Written task ::
Take every line from the listing below that contains "document".

>> Start Collected material

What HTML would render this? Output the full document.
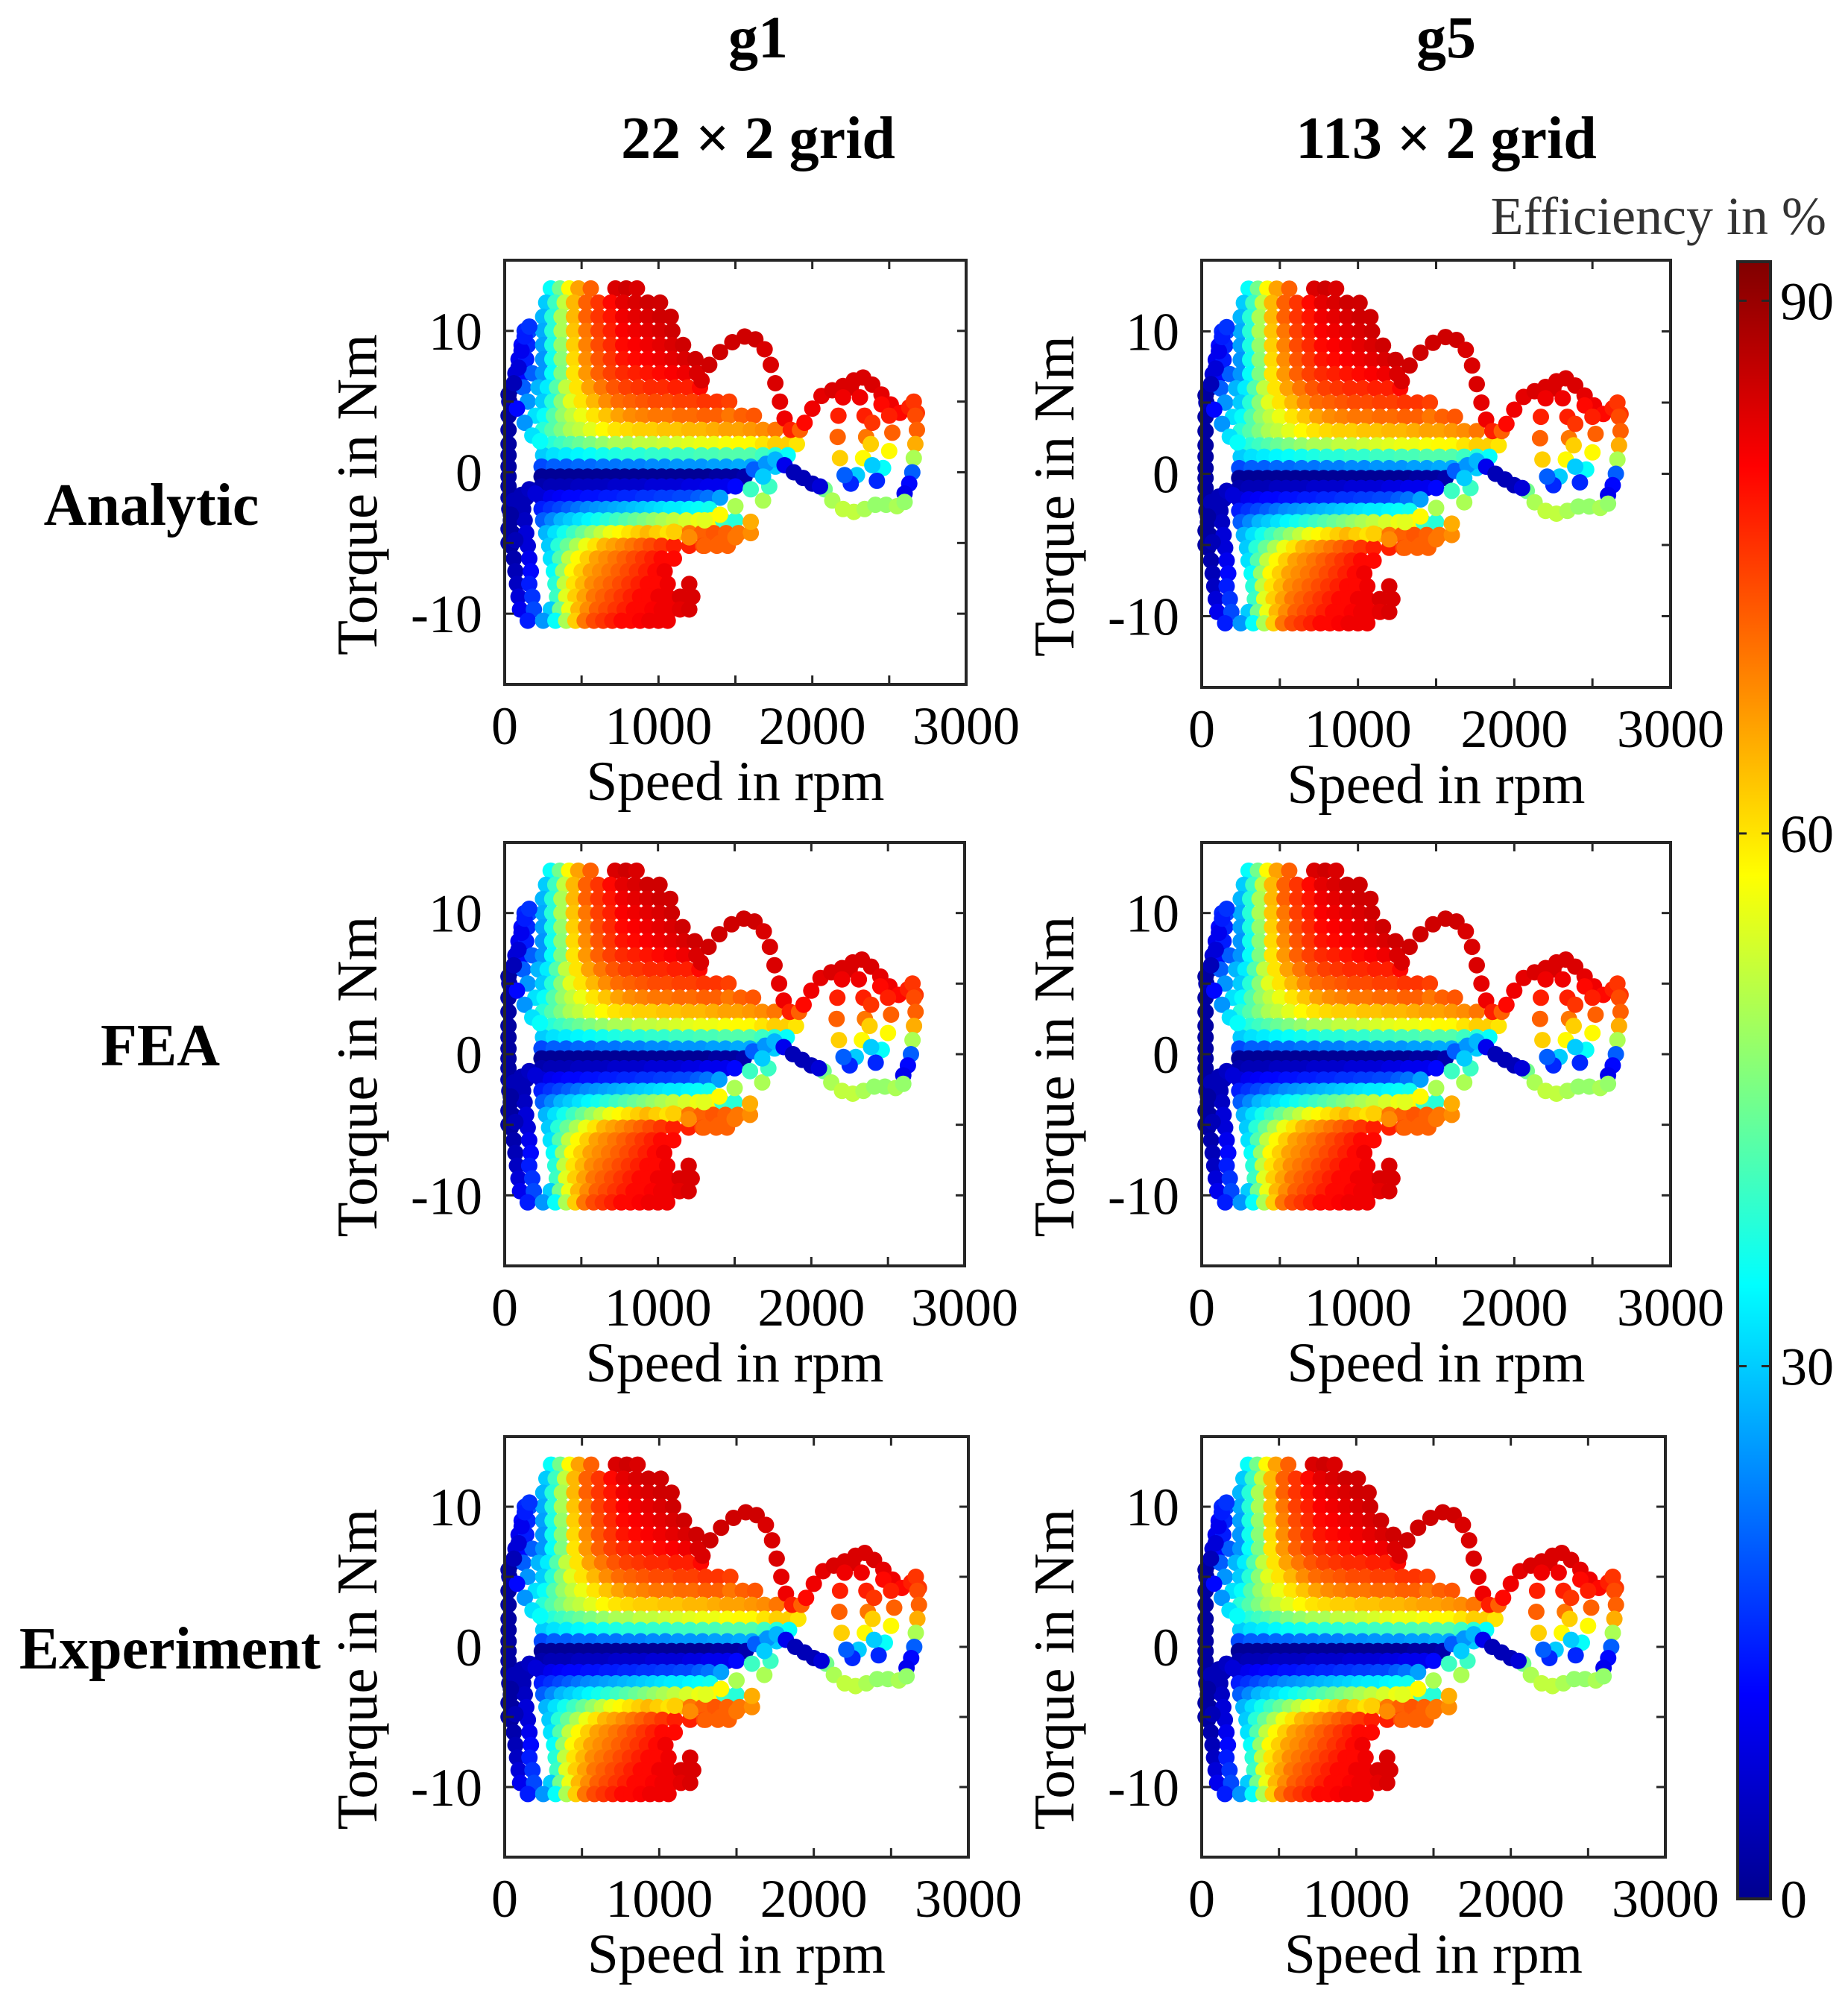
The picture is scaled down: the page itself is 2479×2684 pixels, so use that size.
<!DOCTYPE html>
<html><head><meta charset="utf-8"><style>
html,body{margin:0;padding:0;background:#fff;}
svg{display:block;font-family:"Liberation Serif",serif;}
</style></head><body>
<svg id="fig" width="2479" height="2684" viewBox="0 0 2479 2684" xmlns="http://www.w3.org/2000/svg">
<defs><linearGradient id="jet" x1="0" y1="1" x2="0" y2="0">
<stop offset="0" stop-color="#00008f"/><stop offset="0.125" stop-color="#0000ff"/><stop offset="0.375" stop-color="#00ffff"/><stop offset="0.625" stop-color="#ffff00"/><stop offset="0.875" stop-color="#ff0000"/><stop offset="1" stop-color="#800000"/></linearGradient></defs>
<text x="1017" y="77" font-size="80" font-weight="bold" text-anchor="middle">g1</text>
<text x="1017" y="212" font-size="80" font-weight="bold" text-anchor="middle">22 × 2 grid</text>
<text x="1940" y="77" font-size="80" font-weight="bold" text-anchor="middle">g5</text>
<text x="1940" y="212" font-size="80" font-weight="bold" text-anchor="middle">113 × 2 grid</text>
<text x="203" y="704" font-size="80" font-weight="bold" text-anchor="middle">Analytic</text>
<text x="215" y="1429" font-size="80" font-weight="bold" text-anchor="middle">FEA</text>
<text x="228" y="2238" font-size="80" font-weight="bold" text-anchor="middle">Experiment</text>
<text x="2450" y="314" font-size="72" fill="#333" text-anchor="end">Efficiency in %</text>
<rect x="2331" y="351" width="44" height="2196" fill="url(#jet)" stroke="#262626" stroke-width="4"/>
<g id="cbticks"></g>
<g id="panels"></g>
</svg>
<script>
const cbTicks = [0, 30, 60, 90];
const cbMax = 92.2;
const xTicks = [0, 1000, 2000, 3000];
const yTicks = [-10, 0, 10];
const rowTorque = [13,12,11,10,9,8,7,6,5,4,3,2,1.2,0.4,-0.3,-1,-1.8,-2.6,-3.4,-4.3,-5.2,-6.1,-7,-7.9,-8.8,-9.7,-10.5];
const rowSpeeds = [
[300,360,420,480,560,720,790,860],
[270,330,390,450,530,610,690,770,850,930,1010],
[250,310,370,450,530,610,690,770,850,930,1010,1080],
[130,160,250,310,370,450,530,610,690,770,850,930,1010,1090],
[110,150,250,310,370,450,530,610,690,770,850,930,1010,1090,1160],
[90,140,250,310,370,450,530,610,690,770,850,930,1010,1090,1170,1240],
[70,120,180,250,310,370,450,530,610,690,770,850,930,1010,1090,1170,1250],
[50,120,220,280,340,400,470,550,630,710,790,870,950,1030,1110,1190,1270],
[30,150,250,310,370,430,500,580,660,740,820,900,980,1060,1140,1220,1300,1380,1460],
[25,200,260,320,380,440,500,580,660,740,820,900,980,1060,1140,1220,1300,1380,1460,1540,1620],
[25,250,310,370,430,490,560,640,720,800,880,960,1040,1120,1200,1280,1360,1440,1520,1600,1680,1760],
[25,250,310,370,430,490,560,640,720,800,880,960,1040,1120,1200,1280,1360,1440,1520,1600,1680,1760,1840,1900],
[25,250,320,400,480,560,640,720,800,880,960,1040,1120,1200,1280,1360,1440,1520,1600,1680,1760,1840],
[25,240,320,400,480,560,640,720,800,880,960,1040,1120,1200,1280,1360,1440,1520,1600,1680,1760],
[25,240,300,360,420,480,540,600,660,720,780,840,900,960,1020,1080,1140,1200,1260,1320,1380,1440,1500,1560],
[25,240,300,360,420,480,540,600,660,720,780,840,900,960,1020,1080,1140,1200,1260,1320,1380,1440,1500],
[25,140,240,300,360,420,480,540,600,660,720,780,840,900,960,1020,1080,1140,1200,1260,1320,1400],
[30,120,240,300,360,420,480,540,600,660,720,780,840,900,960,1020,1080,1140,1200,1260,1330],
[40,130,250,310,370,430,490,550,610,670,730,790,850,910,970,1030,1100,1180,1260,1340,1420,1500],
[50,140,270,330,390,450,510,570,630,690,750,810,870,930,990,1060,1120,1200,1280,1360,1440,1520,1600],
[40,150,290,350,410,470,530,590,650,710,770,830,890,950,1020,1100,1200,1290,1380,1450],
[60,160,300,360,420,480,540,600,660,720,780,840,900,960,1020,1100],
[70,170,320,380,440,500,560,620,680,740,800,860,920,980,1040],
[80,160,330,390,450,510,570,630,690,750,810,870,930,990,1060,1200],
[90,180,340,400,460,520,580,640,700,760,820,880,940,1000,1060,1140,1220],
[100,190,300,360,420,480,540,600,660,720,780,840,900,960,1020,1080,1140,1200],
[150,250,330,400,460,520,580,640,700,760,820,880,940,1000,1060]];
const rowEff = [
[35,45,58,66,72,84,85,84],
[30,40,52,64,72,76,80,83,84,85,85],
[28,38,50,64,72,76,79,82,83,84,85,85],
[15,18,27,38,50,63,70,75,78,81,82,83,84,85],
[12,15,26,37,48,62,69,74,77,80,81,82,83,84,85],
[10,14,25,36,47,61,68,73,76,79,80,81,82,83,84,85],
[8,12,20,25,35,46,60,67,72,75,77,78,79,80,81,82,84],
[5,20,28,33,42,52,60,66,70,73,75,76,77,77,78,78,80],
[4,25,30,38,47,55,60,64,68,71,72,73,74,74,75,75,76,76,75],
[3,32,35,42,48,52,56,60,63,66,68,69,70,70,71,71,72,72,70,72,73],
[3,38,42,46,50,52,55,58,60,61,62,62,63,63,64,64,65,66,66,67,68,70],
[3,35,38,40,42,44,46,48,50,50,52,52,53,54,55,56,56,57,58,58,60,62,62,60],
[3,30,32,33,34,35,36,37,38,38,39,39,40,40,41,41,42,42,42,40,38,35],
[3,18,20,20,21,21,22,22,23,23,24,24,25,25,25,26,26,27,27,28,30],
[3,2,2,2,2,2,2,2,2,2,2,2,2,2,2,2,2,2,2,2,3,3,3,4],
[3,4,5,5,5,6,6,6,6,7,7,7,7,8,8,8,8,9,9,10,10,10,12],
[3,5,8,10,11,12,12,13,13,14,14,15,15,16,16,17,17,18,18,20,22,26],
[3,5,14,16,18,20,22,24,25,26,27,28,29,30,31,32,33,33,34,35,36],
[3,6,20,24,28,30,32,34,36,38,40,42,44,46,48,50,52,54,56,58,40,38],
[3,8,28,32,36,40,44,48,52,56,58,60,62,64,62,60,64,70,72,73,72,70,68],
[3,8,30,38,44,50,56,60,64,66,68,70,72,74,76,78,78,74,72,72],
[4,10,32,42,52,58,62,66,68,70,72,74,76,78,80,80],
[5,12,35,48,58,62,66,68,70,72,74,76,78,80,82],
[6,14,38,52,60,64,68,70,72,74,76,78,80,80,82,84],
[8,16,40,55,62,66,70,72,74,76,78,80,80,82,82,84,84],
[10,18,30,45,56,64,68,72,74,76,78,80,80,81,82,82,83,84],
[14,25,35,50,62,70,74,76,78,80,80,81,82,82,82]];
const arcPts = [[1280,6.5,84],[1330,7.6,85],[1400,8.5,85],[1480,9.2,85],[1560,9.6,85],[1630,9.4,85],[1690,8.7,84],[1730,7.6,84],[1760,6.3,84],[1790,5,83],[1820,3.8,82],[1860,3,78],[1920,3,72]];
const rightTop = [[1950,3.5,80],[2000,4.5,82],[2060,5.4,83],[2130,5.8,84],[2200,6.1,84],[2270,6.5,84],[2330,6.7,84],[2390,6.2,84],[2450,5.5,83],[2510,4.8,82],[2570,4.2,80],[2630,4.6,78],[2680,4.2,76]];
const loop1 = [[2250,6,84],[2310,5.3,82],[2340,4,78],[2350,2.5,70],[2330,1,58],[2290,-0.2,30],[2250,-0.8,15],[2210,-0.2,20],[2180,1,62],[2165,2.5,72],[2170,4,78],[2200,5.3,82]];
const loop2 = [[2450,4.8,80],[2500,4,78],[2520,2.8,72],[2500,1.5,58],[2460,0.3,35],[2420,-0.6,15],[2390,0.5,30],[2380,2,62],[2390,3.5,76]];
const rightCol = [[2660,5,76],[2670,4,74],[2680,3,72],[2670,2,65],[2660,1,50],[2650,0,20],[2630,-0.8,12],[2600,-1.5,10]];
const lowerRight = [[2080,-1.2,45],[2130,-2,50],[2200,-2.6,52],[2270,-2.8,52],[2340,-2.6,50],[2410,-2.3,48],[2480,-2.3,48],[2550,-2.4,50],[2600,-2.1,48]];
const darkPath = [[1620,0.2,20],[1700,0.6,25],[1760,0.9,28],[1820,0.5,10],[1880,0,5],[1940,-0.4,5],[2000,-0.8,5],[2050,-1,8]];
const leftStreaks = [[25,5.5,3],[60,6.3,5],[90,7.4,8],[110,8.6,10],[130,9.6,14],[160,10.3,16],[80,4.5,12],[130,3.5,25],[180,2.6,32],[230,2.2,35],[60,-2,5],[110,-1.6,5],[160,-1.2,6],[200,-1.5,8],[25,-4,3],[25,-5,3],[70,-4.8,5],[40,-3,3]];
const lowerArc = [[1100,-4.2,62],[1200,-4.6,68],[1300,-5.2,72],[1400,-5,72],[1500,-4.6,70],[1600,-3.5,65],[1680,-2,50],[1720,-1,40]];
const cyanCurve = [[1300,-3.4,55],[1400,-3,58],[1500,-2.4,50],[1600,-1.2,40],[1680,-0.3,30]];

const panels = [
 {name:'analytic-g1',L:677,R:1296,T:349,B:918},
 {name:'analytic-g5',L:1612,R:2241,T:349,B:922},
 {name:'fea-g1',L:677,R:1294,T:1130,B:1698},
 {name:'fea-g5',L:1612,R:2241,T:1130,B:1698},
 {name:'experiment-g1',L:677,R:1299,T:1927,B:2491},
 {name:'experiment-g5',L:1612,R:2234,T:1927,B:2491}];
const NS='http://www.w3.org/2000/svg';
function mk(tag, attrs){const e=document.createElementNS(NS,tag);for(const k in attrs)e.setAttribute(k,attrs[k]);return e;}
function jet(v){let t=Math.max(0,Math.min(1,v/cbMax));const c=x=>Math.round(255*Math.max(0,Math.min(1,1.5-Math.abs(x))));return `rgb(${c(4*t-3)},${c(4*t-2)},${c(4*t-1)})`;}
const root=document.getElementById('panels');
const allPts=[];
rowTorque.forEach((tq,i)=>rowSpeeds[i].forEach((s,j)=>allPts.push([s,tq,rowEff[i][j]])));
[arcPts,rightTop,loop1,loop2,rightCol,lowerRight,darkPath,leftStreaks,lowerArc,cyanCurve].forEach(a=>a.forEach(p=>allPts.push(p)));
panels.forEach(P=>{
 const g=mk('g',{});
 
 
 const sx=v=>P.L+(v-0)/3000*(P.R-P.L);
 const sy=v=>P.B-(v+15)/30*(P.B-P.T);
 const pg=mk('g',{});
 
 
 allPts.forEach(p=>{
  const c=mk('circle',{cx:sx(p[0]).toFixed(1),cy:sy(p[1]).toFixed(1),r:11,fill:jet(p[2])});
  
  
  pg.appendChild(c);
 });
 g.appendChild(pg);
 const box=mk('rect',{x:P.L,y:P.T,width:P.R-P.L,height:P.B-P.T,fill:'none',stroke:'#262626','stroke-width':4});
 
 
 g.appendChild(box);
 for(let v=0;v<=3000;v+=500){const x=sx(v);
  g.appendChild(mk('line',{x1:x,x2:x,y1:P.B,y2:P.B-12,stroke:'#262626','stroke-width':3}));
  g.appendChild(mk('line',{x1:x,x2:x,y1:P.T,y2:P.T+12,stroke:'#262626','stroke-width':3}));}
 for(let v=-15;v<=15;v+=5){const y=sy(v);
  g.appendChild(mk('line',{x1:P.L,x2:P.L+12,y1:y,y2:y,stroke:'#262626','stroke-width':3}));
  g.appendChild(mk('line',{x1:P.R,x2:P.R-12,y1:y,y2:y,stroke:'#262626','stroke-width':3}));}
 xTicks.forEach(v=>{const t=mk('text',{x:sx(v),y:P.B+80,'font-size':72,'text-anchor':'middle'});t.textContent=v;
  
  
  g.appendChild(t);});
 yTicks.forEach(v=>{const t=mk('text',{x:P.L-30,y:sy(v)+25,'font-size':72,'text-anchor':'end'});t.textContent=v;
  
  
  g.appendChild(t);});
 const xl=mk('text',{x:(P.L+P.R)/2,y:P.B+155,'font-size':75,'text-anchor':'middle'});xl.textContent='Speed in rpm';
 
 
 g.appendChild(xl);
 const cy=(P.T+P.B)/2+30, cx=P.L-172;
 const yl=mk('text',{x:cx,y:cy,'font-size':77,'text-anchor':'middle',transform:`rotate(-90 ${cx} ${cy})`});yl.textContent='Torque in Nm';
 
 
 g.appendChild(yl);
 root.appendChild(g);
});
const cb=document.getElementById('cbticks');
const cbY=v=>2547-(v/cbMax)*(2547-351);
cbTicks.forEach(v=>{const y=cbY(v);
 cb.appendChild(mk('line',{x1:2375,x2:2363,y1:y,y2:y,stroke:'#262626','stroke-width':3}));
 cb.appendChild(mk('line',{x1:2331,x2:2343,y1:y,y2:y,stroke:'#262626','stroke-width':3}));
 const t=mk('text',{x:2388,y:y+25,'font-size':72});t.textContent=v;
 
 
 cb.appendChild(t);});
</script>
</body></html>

>> End Collected material

Written reply ::
What HTML would render this? Output the full document.
function mk(tag, attrs){const e=document.createElementNS(NS,tag);for(const k in attrs)e.setAttribute(k,attrs[k]);return e;}
const root=document.getElementById('panels');
const cb=document.getElementById('cbticks');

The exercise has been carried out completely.